**Data excerpt**
◆ ◆ ◆ ◆

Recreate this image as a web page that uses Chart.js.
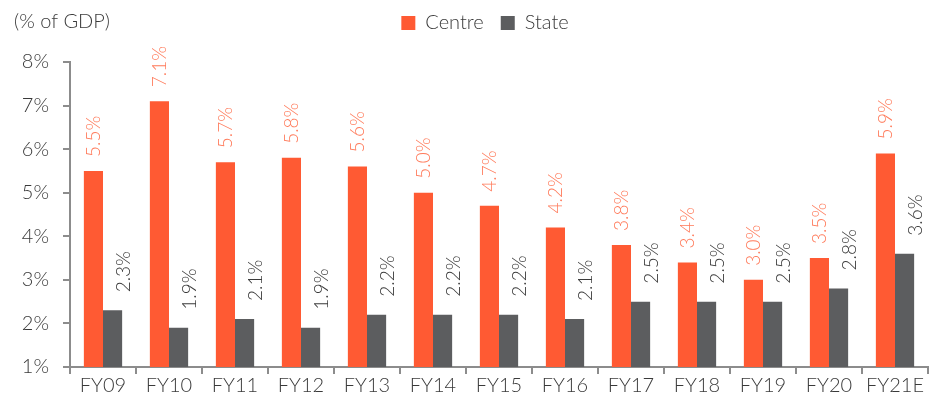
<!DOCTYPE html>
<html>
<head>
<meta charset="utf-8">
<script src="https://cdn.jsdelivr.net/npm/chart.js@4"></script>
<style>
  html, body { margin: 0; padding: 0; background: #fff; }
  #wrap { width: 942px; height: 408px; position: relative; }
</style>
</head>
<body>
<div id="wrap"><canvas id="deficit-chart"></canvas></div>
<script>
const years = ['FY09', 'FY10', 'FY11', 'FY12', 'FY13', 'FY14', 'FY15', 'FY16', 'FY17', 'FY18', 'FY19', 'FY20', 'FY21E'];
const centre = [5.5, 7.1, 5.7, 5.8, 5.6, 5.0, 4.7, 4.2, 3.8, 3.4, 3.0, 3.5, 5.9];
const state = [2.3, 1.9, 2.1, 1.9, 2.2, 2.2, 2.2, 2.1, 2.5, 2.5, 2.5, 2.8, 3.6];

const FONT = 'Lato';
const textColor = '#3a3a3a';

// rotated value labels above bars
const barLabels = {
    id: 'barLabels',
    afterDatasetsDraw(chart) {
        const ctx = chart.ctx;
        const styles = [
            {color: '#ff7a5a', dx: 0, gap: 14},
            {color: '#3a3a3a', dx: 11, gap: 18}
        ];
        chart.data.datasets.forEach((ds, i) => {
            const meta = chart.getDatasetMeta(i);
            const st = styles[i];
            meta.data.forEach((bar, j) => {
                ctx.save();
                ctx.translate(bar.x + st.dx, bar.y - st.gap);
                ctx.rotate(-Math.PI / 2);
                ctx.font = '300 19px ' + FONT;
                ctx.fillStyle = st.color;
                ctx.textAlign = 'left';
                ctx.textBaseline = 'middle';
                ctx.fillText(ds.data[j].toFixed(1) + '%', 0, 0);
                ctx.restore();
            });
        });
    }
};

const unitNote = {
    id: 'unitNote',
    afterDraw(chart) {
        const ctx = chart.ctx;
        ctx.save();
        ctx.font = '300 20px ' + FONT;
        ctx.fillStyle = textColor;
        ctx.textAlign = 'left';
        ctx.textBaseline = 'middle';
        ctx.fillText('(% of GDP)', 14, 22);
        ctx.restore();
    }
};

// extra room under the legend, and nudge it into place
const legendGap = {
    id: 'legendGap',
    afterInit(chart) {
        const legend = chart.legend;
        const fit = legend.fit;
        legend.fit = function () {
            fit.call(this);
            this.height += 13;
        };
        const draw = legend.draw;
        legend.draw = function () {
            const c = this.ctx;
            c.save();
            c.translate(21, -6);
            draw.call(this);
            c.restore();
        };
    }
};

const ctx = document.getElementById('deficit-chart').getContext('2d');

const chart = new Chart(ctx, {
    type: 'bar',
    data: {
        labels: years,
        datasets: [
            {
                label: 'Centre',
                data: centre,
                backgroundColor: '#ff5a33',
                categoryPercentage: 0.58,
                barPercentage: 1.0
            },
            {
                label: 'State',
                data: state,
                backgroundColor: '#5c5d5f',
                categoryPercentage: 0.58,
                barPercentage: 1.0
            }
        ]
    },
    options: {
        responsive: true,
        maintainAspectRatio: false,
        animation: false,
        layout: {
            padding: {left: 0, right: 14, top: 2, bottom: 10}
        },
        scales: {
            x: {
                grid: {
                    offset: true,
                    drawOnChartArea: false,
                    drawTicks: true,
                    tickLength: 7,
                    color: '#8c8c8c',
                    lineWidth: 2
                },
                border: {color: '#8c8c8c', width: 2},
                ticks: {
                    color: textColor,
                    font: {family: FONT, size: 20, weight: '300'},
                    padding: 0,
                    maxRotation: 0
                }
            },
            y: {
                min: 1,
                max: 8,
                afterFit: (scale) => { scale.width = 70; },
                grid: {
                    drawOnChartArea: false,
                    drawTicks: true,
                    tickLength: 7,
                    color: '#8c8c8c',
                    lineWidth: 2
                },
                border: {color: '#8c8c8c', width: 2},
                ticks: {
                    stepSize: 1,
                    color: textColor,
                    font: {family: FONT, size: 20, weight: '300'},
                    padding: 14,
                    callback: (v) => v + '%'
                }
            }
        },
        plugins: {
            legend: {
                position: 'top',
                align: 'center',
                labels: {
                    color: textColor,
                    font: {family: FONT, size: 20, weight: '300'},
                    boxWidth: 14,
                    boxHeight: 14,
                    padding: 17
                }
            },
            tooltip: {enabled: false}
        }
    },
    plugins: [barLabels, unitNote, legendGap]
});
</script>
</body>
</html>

◆ ◆ ◆ ◆

**Instructions for the task**
Using the data above, write out every line exactly, leaving the images behind.

**Final result**
Recreate this image as a web page that uses Chart.js.
<!DOCTYPE html>
<html>
<head>
<meta charset="utf-8">
<script src="https://cdn.jsdelivr.net/npm/chart.js@4"></script>
<style>
  html, body { margin: 0; padding: 0; background: #fff; }
  #wrap { width: 942px; height: 408px; position: relative; }
</style>
</head>
<body>
<div id="wrap"><canvas id="deficit-chart"></canvas></div>
<script>
const years = ['FY09', 'FY10', 'FY11', 'FY12', 'FY13', 'FY14', 'FY15', 'FY16', 'FY17', 'FY18', 'FY19', 'FY20', 'FY21E'];
const centre = [5.5, 7.1, 5.7, 5.8, 5.6, 5.0, 4.7, 4.2, 3.8, 3.4, 3.0, 3.5, 5.9];
const state = [2.3, 1.9, 2.1, 1.9, 2.2, 2.2, 2.2, 2.1, 2.5, 2.5, 2.5, 2.8, 3.6];

const FONT = 'Lato';
const textColor = '#3a3a3a';

// rotated value labels above bars
const barLabels = {
    id: 'barLabels',
    afterDatasetsDraw(chart) {
        const ctx = chart.ctx;
        const styles = [
            {color: '#ff7a5a', dx: 0, gap: 14},
            {color: '#3a3a3a', dx: 11, gap: 18}
        ];
        chart.data.datasets.forEach((ds, i) => {
            const meta = chart.getDatasetMeta(i);
            const st = styles[i];
            meta.data.forEach((bar, j) => {
                ctx.save();
                ctx.translate(bar.x + st.dx, bar.y - st.gap);
                ctx.rotate(-Math.PI / 2);
                ctx.font = '300 19px ' + FONT;
                ctx.fillStyle = st.color;
                ctx.textAlign = 'left';
                ctx.textBaseline = 'middle';
                ctx.fillText(ds.data[j].toFixed(1) + '%', 0, 0);
                ctx.restore();
            });
        });
    }
};

const unitNote = {
    id: 'unitNote',
    afterDraw(chart) {
        const ctx = chart.ctx;
        ctx.save();
        ctx.font = '300 20px ' + FONT;
        ctx.fillStyle = textColor;
        ctx.textAlign = 'left';
        ctx.textBaseline = 'middle';
        ctx.fillText('(% of GDP)', 14, 22);
        ctx.restore();
    }
};

// extra room under the legend, and nudge it into place
const legendGap = {
    id: 'legendGap',
    afterInit(chart) {
        const legend = chart.legend;
        const fit = legend.fit;
        legend.fit = function () {
            fit.call(this);
            this.height += 13;
        };
        const draw = legend.draw;
        legend.draw = function () {
            const c = this.ctx;
            c.save();
            c.translate(21, -6);
            draw.call(this);
            c.restore();
        };
    }
};

const ctx = document.getElementById('deficit-chart').getContext('2d');

const chart = new Chart(ctx, {
    type: 'bar',
    data: {
        labels: years,
        datasets: [
            {
                label: 'Centre',
                data: centre,
                backgroundColor: '#ff5a33',
                categoryPercentage: 0.58,
                barPercentage: 1.0
            },
            {
                label: 'State',
                data: state,
                backgroundColor: '#5c5d5f',
                categoryPercentage: 0.58,
                barPercentage: 1.0
            }
        ]
    },
    options: {
        responsive: true,
        maintainAspectRatio: false,
        animation: false,
        layout: {
            padding: {left: 0, right: 14, top: 2, bottom: 10}
        },
        scales: {
            x: {
                grid: {
                    offset: true,
                    drawOnChartArea: false,
                    drawTicks: true,
                    tickLength: 7,
                    color: '#8c8c8c',
                    lineWidth: 2
                },
                border: {color: '#8c8c8c', width: 2},
                ticks: {
                    color: textColor,
                    font: {family: FONT, size: 20, weight: '300'},
                    padding: 0,
                    maxRotation: 0
                }
            },
            y: {
                min: 1,
                max: 8,
                afterFit: (scale) => { scale.width = 70; },
                grid: {
                    drawOnChartArea: false,
                    drawTicks: true,
                    tickLength: 7,
                    color: '#8c8c8c',
                    lineWidth: 2
                },
                border: {color: '#8c8c8c', width: 2},
                ticks: {
                    stepSize: 1,
                    color: textColor,
                    font: {family: FONT, size: 20, weight: '300'},
                    padding: 14,
                    callback: (v) => v + '%'
                }
            }
        },
        plugins: {
            legend: {
                position: 'top',
                align: 'center',
                labels: {
                    color: textColor,
                    font: {family: FONT, size: 20, weight: '300'},
                    boxWidth: 14,
                    boxHeight: 14,
                    padding: 17
                }
            },
            tooltip: {enabled: false}
        }
    },
    plugins: [barLabels, unitNote, legendGap]
});
</script>
</body>
</html>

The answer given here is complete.